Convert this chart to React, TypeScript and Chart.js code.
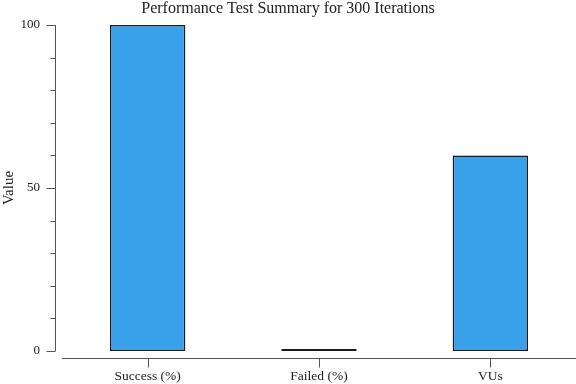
import React, { useEffect, useRef } from "react";
import { Chart, registerables } from "chart.js";

Chart.register(...registerables);

const categories = ["Success (%)", "Failed (%)", "VUs"];
const values = [100, 0, 60];
const labeledTicks = [0, 50, 100];
const titleText = "Performance Test Summary for 300 Iterations";
const yAxisTitle = "Value";

const FONT = "'Liberation Serif', 'Times New Roman', serif";
const SPINE_GAP = 7;

// Detached spines: the axis lines sit a few pixels away from the plot area.
const detachedSpines = {
  id: "detachedSpines",
  afterDraw(chart: any) {
    const { ctx, chartArea, scales } = chart;
    const xs = scales.x;
    const ys = scales.y;
    ctx.save();
    ctx.strokeStyle = "#555555";
    ctx.lineWidth = 1;
    const line = (x1: number, y1: number, x2: number, y2: number) => {
      ctx.beginPath();
      ctx.moveTo(x1, y1);
      ctx.lineTo(x2, y2);
      ctx.stroke();
    };
    const sx = Math.round(chartArea.left - SPINE_GAP) + 0.5;
    line(sx, ys.getPixelForValue(ys.max), sx, ys.getPixelForValue(ys.min));
    ys.ticks.forEach((t: any) => {
      const py = Math.round(ys.getPixelForValue(t.value)) + 0.5;
      const len = labeledTicks.includes(t.value) ? 9 : 5;
      line(sx - len, py, sx, py);
    });
    const sy = Math.round(chartArea.bottom + SPINE_GAP) + 0.5;
    line(chartArea.left, sy, chartArea.right, sy);
    xs.ticks.forEach((_t: any, i: number) => {
      const px = Math.round(xs.getPixelForValue(i)) + 0.5;
      line(px, sy, px, sy + 9);
    });
    ctx.restore();
  },
};

export default function App() {
  const canvasRef = useRef<HTMLCanvasElement | null>(null);

  useEffect(() => {
    document.body.style.margin = "0";
    const canvas = canvasRef.current;
    if (!canvas) return;
    const chart = new Chart(canvas, {
      type: "bar",
      data: {
        labels: categories,
        datasets: [
          {
            data: values,
            backgroundColor: "#39a0ea",
            borderColor: "#1b1b1b",
            borderWidth: 1.5,
            borderSkipped: false,
            minBarLength: 2,
            barPercentage: 0.44,
            categoryPercentage: 1,
          },
        ],
      },
      options: {
        animation: false,
        responsive: false,
        layout: { padding: { left: 0, right: 0, top: 0, bottom: 0 } },
        plugins: {
          legend: { display: false },
          tooltip: { enabled: false },
          title: {
            display: true,
            text: titleText,
            color: "#222222",
            font: { family: FONT, size: 16, weight: "normal", lineHeight: 1.1 },
            padding: { top: 0, bottom: 7.4 },
          },
        },
        scales: {
          x: {
            grid: { display: false, drawTicks: false },
            border: { display: false },
            ticks: {
              color: "#222222",
              font: { family: FONT, size: 13.5 },
              padding: 17,
              maxRotation: 0,
            },
            afterFit: (scale: any) => {
              scale.height = 33;
              scale.paddingLeft = 0;
              scale.paddingRight = 0;
            },
          },
          y: {
            min: 0,
            max: 100,
            grid: { display: false, drawTicks: false },
            border: { display: false },
            ticks: {
              stepSize: 10,
              color: "#222222",
              font: { family: FONT, size: 13 },
              padding: 22,
              callback: (v: any) => (labeledTicks.includes(Number(v)) ? String(v) : ""),
            },
            title: {
              display: true,
              text: yAxisTitle,
              color: "#222222",
              font: { family: FONT, size: 15 },
              padding: { top: 0, bottom: 0 },
            },
            afterFit: (scale: any) => {
              scale.width = 62;
              scale.paddingTop = 0;
              scale.paddingBottom = 0;
            },
          },
        },
      },
      plugins: [detachedSpines],
    });
    return () => chart.destroy();
  }, []);

  return (
    <div style={{ width: 576, height: 384 }}>
      <canvas ref={canvasRef} width={576} height={384} style={{ display: "block" }} />
    </div>
  );
}
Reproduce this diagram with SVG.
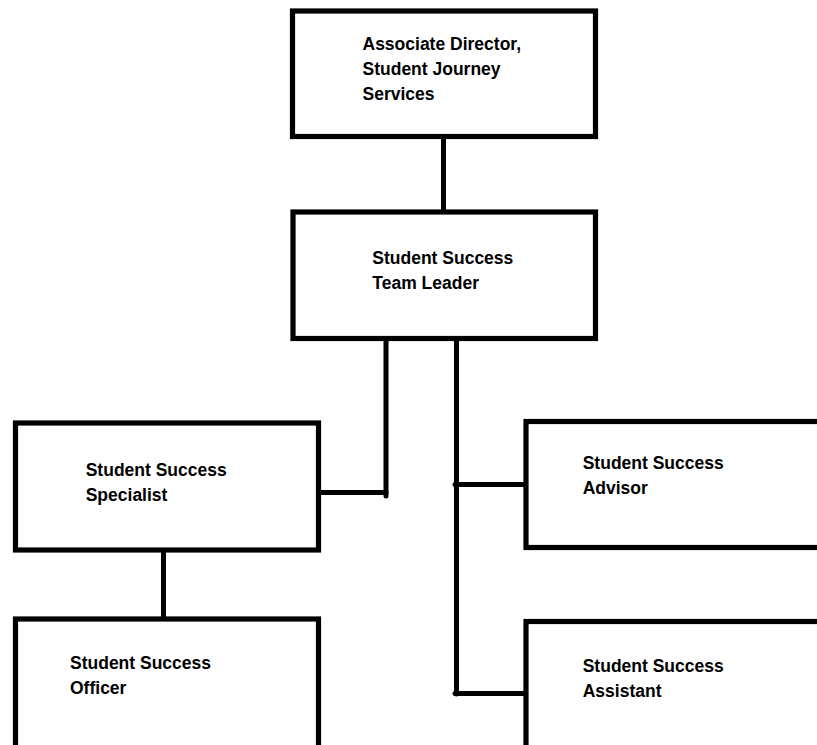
<svg xmlns="http://www.w3.org/2000/svg" width="817" height="745" viewBox="0 0 817 745">
<style>
.box{fill:#fff;stroke:#000;stroke-width:5.2}
.lbl{font-family:"Liberation Sans",Arial,sans-serif;font-weight:bold;font-size:17.5px;fill:#000}
.con{fill:none;stroke:#000;stroke-width:5;stroke-linecap:round}
</style>
<rect width="817" height="745" fill="#fff"/>
<g id="connectors">
<path class="con" d="M443.5,137 V213"/>
<path class="con" d="M386,339 V496"/>
<path class="con" d="M320,492.5 H386"/>
<path class="con" d="M456.5,339 V694"/>
<path class="con" d="M455,484.5 H525"/>
<path class="con" d="M455,693.5 H525"/>
<path class="con" d="M163.5,550 V619"/>
</g>
<g id="associate-director">
<rect class="box" x="292.5" y="11" width="303" height="125.5"/>
<text class="lbl" x="362.5" y="50">Associate Director,</text>
<text class="lbl" x="362.5" y="75">Student Journey</text>
<text class="lbl" x="362.5" y="99.5">Services</text>
</g>
<g id="team-leader">
<rect class="box" x="293" y="212" width="302.5" height="126.5"/>
<text class="lbl" x="372.3" y="263.5">Student Success</text>
<text class="lbl" x="372.3" y="288.5">Team Leader</text>
</g>
<g id="specialist">
<rect class="box" x="15.5" y="423" width="303" height="127"/>
<text class="lbl" x="85.7" y="475.5">Student Success</text>
<text class="lbl" x="85.7" y="500.5">Specialist</text>
</g>
<g id="officer">
<rect class="box" x="15.5" y="619" width="303" height="140"/>
<text class="lbl" x="70" y="668.5">Student Success</text>
<text class="lbl" x="70" y="693.5">Officer</text>
</g>
<g id="advisor">
<rect class="box" x="526" y="421.5" width="310" height="126"/>
<text class="lbl" x="582.7" y="468.5">Student Success</text>
<text class="lbl" x="582.7" y="493.5">Advisor</text>
</g>
<g id="assistant">
<rect class="box" x="526" y="621.5" width="310" height="140"/>
<text class="lbl" x="582.7" y="671.7">Student Success</text>
<text class="lbl" x="582.7" y="696.7">Assistant</text>
</g>
</svg>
══════════
● **Work to complete**
Leave out the pictures, and please output only the lines from the line that contains "Reproduce this diagram with SVG." through the end of the data, both ends included.

● **Written answer**
Reproduce this diagram with SVG.
<svg xmlns="http://www.w3.org/2000/svg" width="817" height="745" viewBox="0 0 817 745">
<style>
.box{fill:#fff;stroke:#000;stroke-width:5.2}
.lbl{font-family:"Liberation Sans",Arial,sans-serif;font-weight:bold;font-size:17.5px;fill:#000}
.con{fill:none;stroke:#000;stroke-width:5;stroke-linecap:round}
</style>
<rect width="817" height="745" fill="#fff"/>
<g id="connectors">
<path class="con" d="M443.5,137 V213"/>
<path class="con" d="M386,339 V496"/>
<path class="con" d="M320,492.5 H386"/>
<path class="con" d="M456.5,339 V694"/>
<path class="con" d="M455,484.5 H525"/>
<path class="con" d="M455,693.5 H525"/>
<path class="con" d="M163.5,550 V619"/>
</g>
<g id="associate-director">
<rect class="box" x="292.5" y="11" width="303" height="125.5"/>
<text class="lbl" x="362.5" y="50">Associate Director,</text>
<text class="lbl" x="362.5" y="75">Student Journey</text>
<text class="lbl" x="362.5" y="99.5">Services</text>
</g>
<g id="team-leader">
<rect class="box" x="293" y="212" width="302.5" height="126.5"/>
<text class="lbl" x="372.3" y="263.5">Student Success</text>
<text class="lbl" x="372.3" y="288.5">Team Leader</text>
</g>
<g id="specialist">
<rect class="box" x="15.5" y="423" width="303" height="127"/>
<text class="lbl" x="85.7" y="475.5">Student Success</text>
<text class="lbl" x="85.7" y="500.5">Specialist</text>
</g>
<g id="officer">
<rect class="box" x="15.5" y="619" width="303" height="140"/>
<text class="lbl" x="70" y="668.5">Student Success</text>
<text class="lbl" x="70" y="693.5">Officer</text>
</g>
<g id="advisor">
<rect class="box" x="526" y="421.5" width="310" height="126"/>
<text class="lbl" x="582.7" y="468.5">Student Success</text>
<text class="lbl" x="582.7" y="493.5">Advisor</text>
</g>
<g id="assistant">
<rect class="box" x="526" y="621.5" width="310" height="140"/>
<text class="lbl" x="582.7" y="671.7">Student Success</text>
<text class="lbl" x="582.7" y="696.7">Assistant</text>
</g>
</svg>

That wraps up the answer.